Chronique de Babs : « Dauphinat » au Sénégal ou la fin du processus démocratique
S’il vrai qu’au Sénégal les voies d’accession au pouvoir sont insondables, après 60 ans d’indépendance ou plutôt d’accession à la souveraineté internationale, il est tout aussi indiqué de traiter le peuple sénégalais avec un peu plus de respect.
Mansour Faye, actuel ministre du développement communautaire, de l’équité sociale et territoriale, invité de l’émission Yoon wi de la radio Futur média, El hadji Assane Gueye lui demande : « Vue la taille de votre département ministériel, on vous présente comme le dauphin caché du Président Macky Sall ? Et Mansour Faye de répondre « Je ne n’y pense même pas, la Présidence de la République est une affaire de destinée ».
Or, la destinée peut renvoyer à une vie humaine considérée sur le plan individuel comme un ensemble de circonstances heureuses ou malheureuses et envisagée dans une issue indépendante de la volonté ; tout comme destinée peut signifier une carrière réservée à quelque chose comme dans un roman.
Sachant que son roman lui est entrain d’être écrit par sa majesté, comme l’a suffisamment démontré Mamadou Omar Ndiaye, dans un article paru dans le Témoin, Mansour Faye a pensé esquiver la question dans sa réponse. Mais le mot Destinée a bien été décodé.
Ceci dit, la problématique que pose le « Dauphinat » qui renvoie au successeur du roi dans un régime dite démocratique est extrêmement profonde. Car, dans une République digne du nom et non bananière, le seul fait que le président de la République, élu librement aux suffrages universels, cherche à poser des actes allant dans le sens de se choisir son remplaçant, est une incongruité ; voire un « coup d’Etat rampant » comme l’a théorisé en son temps, Mahmout Salah, perdu dans les méandres à la présidence.
Aujourd’hui, dans la constitution du Sénégal, il n’est nulle part dit que le président de la République sera remplacé en cas d’empêchement par son dauphin mais par le président de l’assemblée nationale dans un délai fixé par la loi pour organiser des élections présidentielles.
Contrairement aux dispositions de la loi qui a permis au président poète Léopold Sédar Senghor de se retirer au cours d’un mandat pour laisser son Premier Ministre, Abdou Diouf, le remplacer à la tête du pays, en décembre 1980, en faveur de l’article 35, pour terminer le mandat et pouvoir se présenter en 1983.

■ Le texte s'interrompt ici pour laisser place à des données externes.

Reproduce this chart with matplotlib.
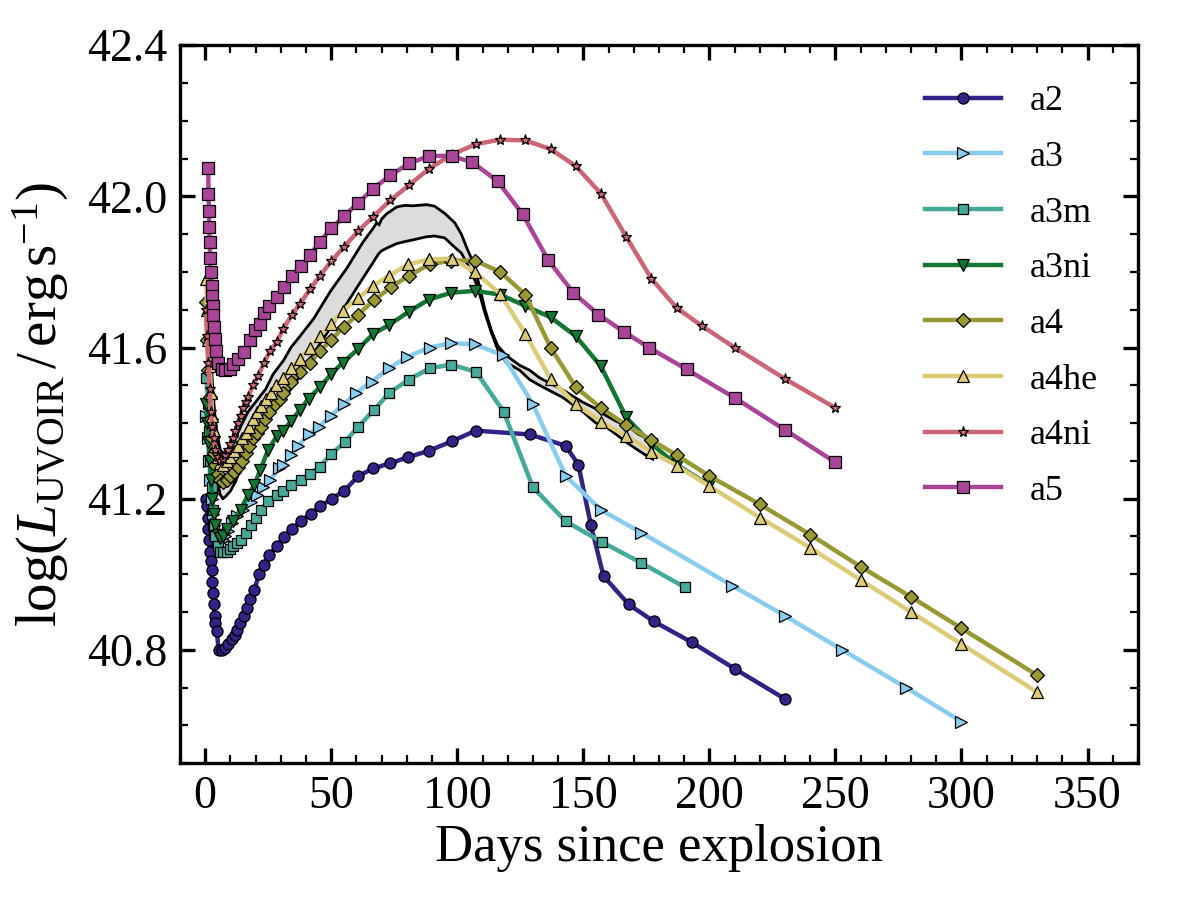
import matplotlib
matplotlib.use("Agg")
import matplotlib.pyplot as plt
from matplotlib.ticker import MultipleLocator

plt.rcParams['font.family'] = ['Liberation Serif', 'DejaVu Serif']
plt.rcParams['mathtext.fontset'] = 'custom'
plt.rcParams['mathtext.rm'] = 'Liberation Serif'
plt.rcParams['mathtext.it'] = 'Liberation Serif:italic'
plt.rcParams['mathtext.bf'] = 'Liberation Serif:bold'

# ---------------- data ----------------
a2_days = [0.4, 0.7, 1.0, 1.3, 1.6, 1.9, 2.2, 2.5, 2.8, 3.1, 3.4, 3.7, 4.0, 4.6, 5.3, 6.6, 7.9, 9.2,
           10.6, 11.9, 12.8, 13.9, 15.2, 16.5, 17.8, 19.4, 21.4, 23.4, 25.5, 28.4, 31.3, 34.3, 37.9,
           41.8, 45.7, 50.2, 55.0, 60.8, 66.6, 73.5, 80.6, 88.8, 97.9, 107.3, 128.7, 143, 148, 153,
           158, 168, 178, 193, 210, 230]
a2_lum = [41.20, 41.18, 41.15, 41.12, 41.09, 41.06, 41.035, 41.01, 40.98, 40.95, 40.92, 40.89, 40.87,
          40.85, 40.80, 40.80, 40.806, 40.815, 40.828, 40.84, 40.853, 40.87, 40.89, 40.91, 40.935,
          40.958, 41.00, 41.025, 41.052, 41.074, 41.098, 41.12, 41.14, 41.16, 41.18, 41.20, 41.22,
          41.26, 41.28, 41.294, 41.31, 41.327, 41.352, 41.38, 41.37, 41.34, 41.29, 41.13, 40.995,
          40.92, 40.875, 40.82, 40.75, 40.67]

a3_days = [0.5, 1.0, 1.5, 2.0, 2.5, 3.0, 3.5, 4.0, 5.0, 6.0, 7.0, 8.0, 9.0, 10.5, 12.5, 15.0, 18.0,
           20.7, 23.0, 25.7, 29.4, 31.0, 34.0, 37.0, 41.0, 45.0, 50.0, 55.0, 60.0, 66.0, 73.0, 80.0,
           89.0, 97.6, 107, 118, 130, 143, 157, 173, 209, 230, 252.6, 278, 300]
a3_lum = [41.42, 41.36, 41.30, 41.25, 41.20, 41.16, 41.13, 41.11, 41.09, 41.085, 41.09, 41.10, 41.115,
          41.135, 41.155, 41.17, 41.19, 41.21, 41.23, 41.25, 41.28, 41.29, 41.315, 41.34, 41.37, 41.39,
          41.42, 41.45, 41.48, 41.51, 41.545, 41.575, 41.60, 41.612, 41.608, 41.58, 41.45, 41.26,
          41.17, 41.11, 40.97, 40.89, 40.80, 40.70, 40.61]

a3m_days = [0.5, 1.0, 1.5, 2.0, 2.5, 3.0, 3.5, 4.0, 5.0, 6.0, 7.0, 8.6, 10.0, 11.0, 12.5, 14.0, 16.0,
            18.0, 20.0, 22.0, 25.0, 28.4, 31.0, 34.0, 38.0, 41.6, 45.5, 50.0, 55.4, 60.6, 67.0, 73.0,
            80.8, 89.0, 97.6, 107.5, 118.4, 130, 143, 157.4, 173, 190.4]
a3m_lum = [41.52, 41.45, 41.38, 41.30, 41.23, 41.17, 41.13, 41.10, 41.075, 41.06, 41.058, 41.06, 41.068,
           41.075, 41.083, 41.09, 41.11, 41.13, 41.15, 41.17, 41.195, 41.21, 41.22, 41.235, 41.25,
           41.265, 41.285, 41.318, 41.35, 41.39, 41.435, 41.48, 41.515, 41.545, 41.555, 41.535, 41.43,
           41.23, 41.14, 41.085, 41.03, 40.965]

a3ni_days = [0.3, 0.8, 1.3, 1.8, 2.3, 2.8, 3.3, 4.0, 5.0, 6.0, 7.0, 8.6, 11.0, 14.0, 17.0, 19.4, 21.8,
             25.0, 28.4, 31.0, 34.0, 37.6, 41.0, 45.5, 50.0, 54.6, 60.5, 66.5, 73.0, 80.8, 88.7, 97.6,
             107, 117, 127, 137, 147, 157, 167, 177, 187, 200]
a3ni_lum = [41.45, 41.40, 41.35, 41.30, 41.25, 41.20, 41.16, 41.13, 41.105, 41.095, 41.10, 41.12, 41.14,
            41.17, 41.21, 41.235, 41.275, 41.33, 41.365, 41.38, 41.405, 41.435, 41.465, 41.495, 41.53,
            41.56, 41.595, 41.635, 41.66, 41.695, 41.727, 41.745, 41.75, 41.74, 41.71, 41.68, 41.63,
            41.55, 41.415, 41.345, 41.29, 41.235]

a4_days = [0.3, 0.8, 1.3, 1.8, 2.3, 2.8, 3.3, 4.0, 5.0, 6.0, 7.0, 8.5, 10.0, 11.5, 13.0, 14.5, 16.0,
           17.5, 19.0, 20.5, 22.0, 23.8, 25.5, 27.5, 29.5, 31.0, 34.0, 37.6, 41.6, 45.5, 50.0, 55.0,
           60.6, 67.0, 73.6, 80.8, 89.0, 97.6, 107, 117, 127, 137, 147, 157, 167, 177, 187, 200, 220,
           240, 260, 280, 300, 330]
a4_lum = [41.72, 41.62, 41.54, 41.47, 41.41, 41.36, 41.32, 41.29, 41.265, 41.25, 41.245, 41.25, 41.26,
          41.27, 41.285, 41.30, 41.32, 41.34, 41.36, 41.375, 41.39, 41.41, 41.43, 41.45, 41.465, 41.48,
          41.51, 41.535, 41.56, 41.59, 41.62, 41.655, 41.687, 41.725, 41.76, 41.79, 41.82, 41.83,
          41.83, 41.80, 41.74, 41.60, 41.495, 41.44, 41.395, 41.355, 41.315, 41.26, 41.185, 41.105,
          41.02, 40.94, 40.857, 40.733]

a4he_days = [0.3, 0.8, 1.3, 1.8, 2.3, 2.8, 3.3, 4.0, 5.0, 6.0, 7.0, 8.5, 10.0, 11.5, 13.0, 14.5, 16.0,
             17.5, 19.0, 20.5, 22.0, 24.0, 26.0, 28.0, 31.0, 34.0, 37.6, 41.6, 45.5, 50.0, 54.6, 60.6,
             66.5, 73.0, 80.4, 88.7, 97.7, 107, 117, 127, 137, 147, 157, 167, 177, 187, 200, 220, 240,
             260, 280, 300, 330]
a4he_lum = [41.78, 41.70, 41.62, 41.55, 41.48, 41.42, 41.38, 41.34, 41.31, 41.295, 41.29, 41.30, 41.31,
            41.325, 41.34, 41.36, 41.375, 41.39, 41.41, 41.43, 41.445, 41.465, 41.48, 41.50, 41.52,
            41.545, 41.57, 41.60, 41.63, 41.663, 41.697, 41.73, 41.763, 41.79, 41.82, 41.833, 41.835,
            41.80, 41.742, 41.636, 41.517, 41.45, 41.404, 41.366, 41.324, 41.287, 41.233, 41.15, 41.07,
            40.985, 40.90, 40.815, 40.688]

a4ni_days = [0.3, 0.8, 1.3, 1.8, 2.3, 2.8, 3.3, 4.0, 5.0, 6.0, 7.0, 8.0, 9.0, 10.0, 11.0, 12.0, 13.0,
             14.0, 15.0, 16.0, 17.0, 19.0, 21.0, 23.4, 25.7, 28.4, 31.0, 34.3, 37.6, 41.6, 45.5, 50.0,
             55.0, 60.6, 66.6, 73.5, 80.9, 88.8, 97.7, 107.3, 117, 127, 137, 147, 157, 167, 177, 187,
             197, 210, 230, 250]
a4ni_lum = [41.70, 41.63, 41.56, 41.49, 41.43, 41.39, 41.36, 41.33, 41.31, 41.30, 41.305, 41.315, 41.33,
            41.345, 41.36, 41.38, 41.40, 41.42, 41.44, 41.455, 41.47, 41.50, 41.525, 41.56, 41.59,
            41.615, 41.65, 41.685, 41.716, 41.754, 41.79, 41.828, 41.866, 41.907, 41.946, 41.99, 42.03,
            42.073, 42.11, 42.138, 42.15, 42.148, 42.125, 42.08, 42.007, 41.893, 41.782, 41.705, 41.657,
            41.60, 41.517, 41.44]

a5_days = [1.2, 1.3, 1.5, 1.6, 1.8, 2.0, 2.2, 2.5, 2.7, 2.9, 3.2, 3.5, 3.9, 4.3, 5.2, 6.5, 7.9, 9.9,
           11.2, 13.2, 15.2, 17.8, 19.8, 21.8, 23.5, 25.5, 28.4, 31.3, 34.3, 38.0, 41.6, 45.5, 50.0,
           55.0, 60.7, 66.6, 73.5, 80.9, 88.8, 97.7, 106, 116, 126, 136, 146, 156, 166, 176, 191, 210,
           230, 250]
a5_lum = [42.075, 42.007, 41.96, 41.92, 41.88, 41.837, 41.80, 41.764, 41.736, 41.709, 41.685, 41.654,
          41.623, 41.592, 41.56, 41.544, 41.54, 41.544, 41.557, 41.57, 41.588, 41.619, 41.645, 41.663,
          41.69, 41.71, 41.733, 41.76, 41.79, 41.815, 41.846, 41.88, 41.915, 41.947, 41.983, 42.02,
          42.056, 42.087, 42.107, 42.107, 42.09, 42.04, 41.952, 41.832, 41.745, 41.687, 41.642, 41.60,
          41.542, 41.467, 41.382, 41.296]

band_days = [2, 2.5, 3, 4, 5, 6, 7, 8, 10, 12, 14, 17, 20.5, 24, 27, 31, 34, 37.6, 43, 49.5, 56, 62.7,
             66.6, 68, 69, 70, 72, 76, 79, 82.5, 87.8, 91, 95, 99, 101.6, 104, 106, 108.5, 111, 113.5,
             116, 119.4, 124.7, 128.7, 132.6, 141.8, 149.8, 155, 159, 163, 168, 172, 176, 177.5]
band_upper = [41.62, 41.55, 41.49, 41.41, 41.36, 41.33, 41.32, 41.325, 41.34, 41.36, 41.39, 41.43, 41.46,
              41.49, 41.53, 41.565, 41.60, 41.63, 41.676, 41.747, 41.808, 41.88, 41.915, 41.93, 41.925,
              41.94, 41.954, 41.972, 41.976, 41.975, 41.978, 41.974, 41.955, 41.93, 41.90, 41.86, 41.83,
              41.77, 41.70, 41.645, 41.605, 41.579, 41.553, 41.54, 41.52, 41.488, 41.455, 41.438, 41.42,
              41.405, 41.39, 41.37, 41.358, 41.354]
band_lower = [41.50, 41.44, 41.38, 41.30, 41.24, 41.21, 41.20, 41.205, 41.22, 41.245, 41.28, 41.32, 41.36,
              41.40, 41.43, 41.46, 41.49, 41.525, 41.585, 41.65, 41.715, 41.785, 41.825, 41.84, 41.85,
              41.856, 41.863, 41.875, 41.88, 41.885, 41.893, 41.895, 41.89, 41.865, 41.85, 41.82, 41.795,
              41.75, 41.69, 41.64, 41.595, 41.56, 41.54, 41.515, 41.50, 41.468, 41.43, 41.40, 41.39,
              41.37, 41.345, 41.327, 41.31, 41.305]

series = [
    ("a2", a2_days, a2_lum, "#332288", "o", 8.0),
    ("a3", a3_days, a3_lum, "#88CCEE", ">", 8.0),
    ("a3m", a3m_days, a3m_lum, "#44AA99", "s", 7.5),
    ("a3ni", a3ni_days, a3ni_lum, "#117733", "v", 8.0),
    ("a4", a4_days, a4_lum, "#999933", "D", 7.2),
    ("a4he", a4he_days, a4he_lum, "#DDCC77", "^", 8.0),
    ("a4ni", a4ni_days, a4ni_lum, "#CC6677", "*", 8.0),
    ("a5", a5_days, a5_lum, "#AA4499", "s", 8.2),
]

# ---------------- figure ----------------
fig = plt.figure(figsize=(12, 9), dpi=100)
ax = fig.add_axes([0.15, 0.152, 0.7983, 0.7978])

# shaded band (closed outline)
poly_x = list(band_days) + list(band_days[::-1])
poly_y = list(band_upper) + list(band_lower[::-1])
ax.fill(poly_x, poly_y, facecolor="#dcdcdc", edgecolor="black", linewidth=2.0, zorder=1.5)

for name, d, l, c, m, ms in series:
    ax.plot(d, l, color=c, lw=3.2, marker=m, ms=ms, mfc=c, mec="black", mew=0.9,
            label=name, zorder=2)

ax.set_xlim(-10, 370)
ax.set_ylim(40.5, 42.4)
ax.xaxis.set_major_locator(MultipleLocator(50))
ax.xaxis.set_minor_locator(MultipleLocator(10))
ax.yaxis.set_minor_locator(MultipleLocator(0.1))
ax.set_yticks([40.8, 41.2, 41.6, 42.0, 42.4])
ax.set_yticklabels(["40.8", "41.2", "41.6", "42.0", "42.4"])

ax.tick_params(which="both", direction="in", top=True, right=True)
ax.tick_params(which="major", length=11, width=2.4, labelsize=33, pad=9)
ax.tick_params(which="minor", length=5.5, width=1.6)
for sp in ax.spines.values():
    sp.set_linewidth(2.4)

ax.set_xlabel("Days since explosion", fontsize=38, labelpad=4)
ax.set_ylabel(r"$\log(L_{\rm UVOIR}\,/\,{\rm erg\,s^{-1}})$", fontsize=41, labelpad=12)

ax.legend(loc="upper right", frameon=False, fontsize=26, numpoints=1, handlelength=2.1,
          handletextpad=0.8, labelspacing=0.62, borderaxespad=0.7, borderpad=0.4)

fig.savefig("out.png", dpi=100)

Si Sa Majesté ,40 ans après, a l’intention de tenter un scénario pas identique à celui d’Abdou Diouf mais similaire dans le fonds, un tel jeu de yoyo face une jeunesse qui, en majorité, a fait les bancs de l’école ou « le daara» qui est une véritable école de la vie, me semble suicidaire.
Mais, au fait, de quoi aurait peur sa Majesté au point de penser à confectionner un « dauphin parental» pour lui succéder, comme se sont interrogé d’éminents journalistes sénégalais sur la question ? « That is the question » comme on dit du côté de l’oncle Sam.
Eh bien ! « Osons rêver l’avenir » n’est-ce pas, Me Aïssata Tall Sall, et surtout pas d’un passé rétrograde qui risque de plomber dangereusement la marche du pays vers une démocratie sérieuse. Loin des combines.
Déjà, dès le 19ème siècle, des sénégalais citoyens français, même colonisés, ont eu le privilège de participer au libre choix de leurs représentants ; cet acquis historique, mériterait-il un coup d’arrêt en cherchant à manœuvrer pour imposer un Dauphin ? Si jamais, ce dernier acte est posé dans ce pays, il faudra clamer haut et fort : Vive le Roi.